The County of Haliburton is preparing to install electric vehicle charging stations throughout the municipality.
County council reviewed a proposal from its climate change co-ordinator March 24 for seven or more stations spread in all four townships. The proposal included options for municipal ownership using grant funding or paying a service fee for chargers owned by service providers. Council voted to keep both options open and provide information for lower-tier townships to decide later.
Coun. Brent Devolin said they might need to do both options to meet future demand.
“This metamorphosis … it’s going to happen in the next couple of years, faster than most people are foreseeing,” Devolin said. “The need is coming.”
The County is included in a federal grant funding application for the project. The municipality could either pay an annual service fee of $3,300 per dual-port station with no upfront cost, with stations owned by Hydro One and Ontario Power Generation. The County could also own stations itself using federal grant dollars to cover up to half the up-front costs, which could be $15,000-$25,000 per station, plus ongoing annual service fees of $500- $1,800.

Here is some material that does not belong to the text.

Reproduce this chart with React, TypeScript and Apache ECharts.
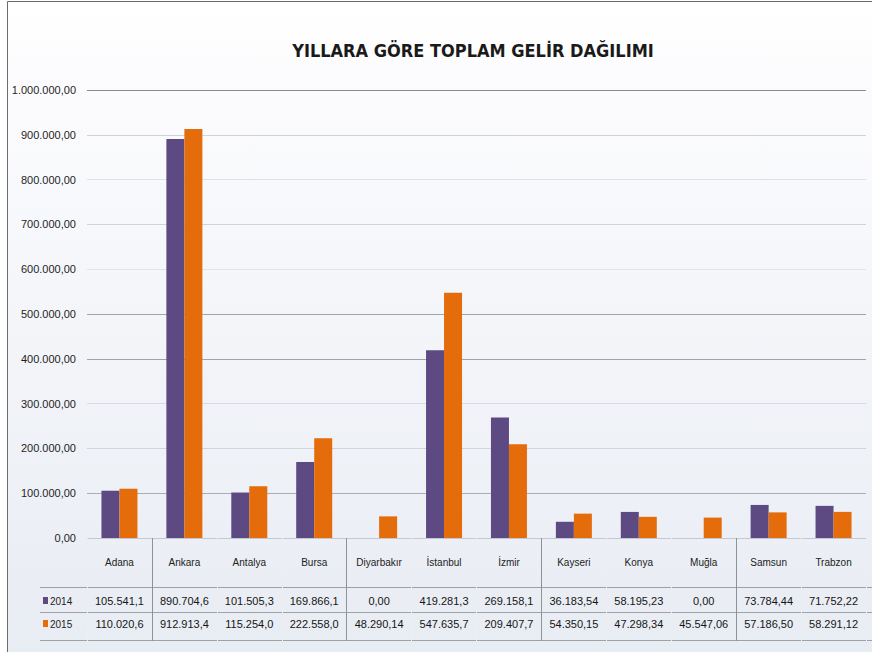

Coun. Andrea Roberts said it is something Dysart et al has wanted to do.
“We weren’t ever able to do this on our own financially,” Roberts said. “I totally agree the time is now to start working on something like this.”
The proposal is not definite on locations, though recommends one dual-port station at each township office to be used for future municipal vehicles. Director of planning, Charsley White, said those hook-ups could be reserved for municipal vehicles during the day and then utilized by the public in off-hours and weekends. Other ports are proposed for mostly public use at the S.G. Nesbitt Memorial Arena and Dysart library.
Climate change coordinator, Korey McKay, said she would recommend an hourly fee to incentivize people to move vehicles.
Presently there is only one public charging station in Haliburton County at the Rhubarb restaurant in Carnarvon, meant for Tesla vehicles.
If the initiative is approved, installation could happen in the summer or fall of 2021 for provider-owned chargers, or between September 2021 and 2023 for County-owned.
Council opted to present options to lower-tier townships given they would contribute to the costs. Warden Liz Danielsen said discussions there should happen as quickly as possible so the initiative can proceed.
“It’s an exciting direction for us to be taking,” Danielsen said.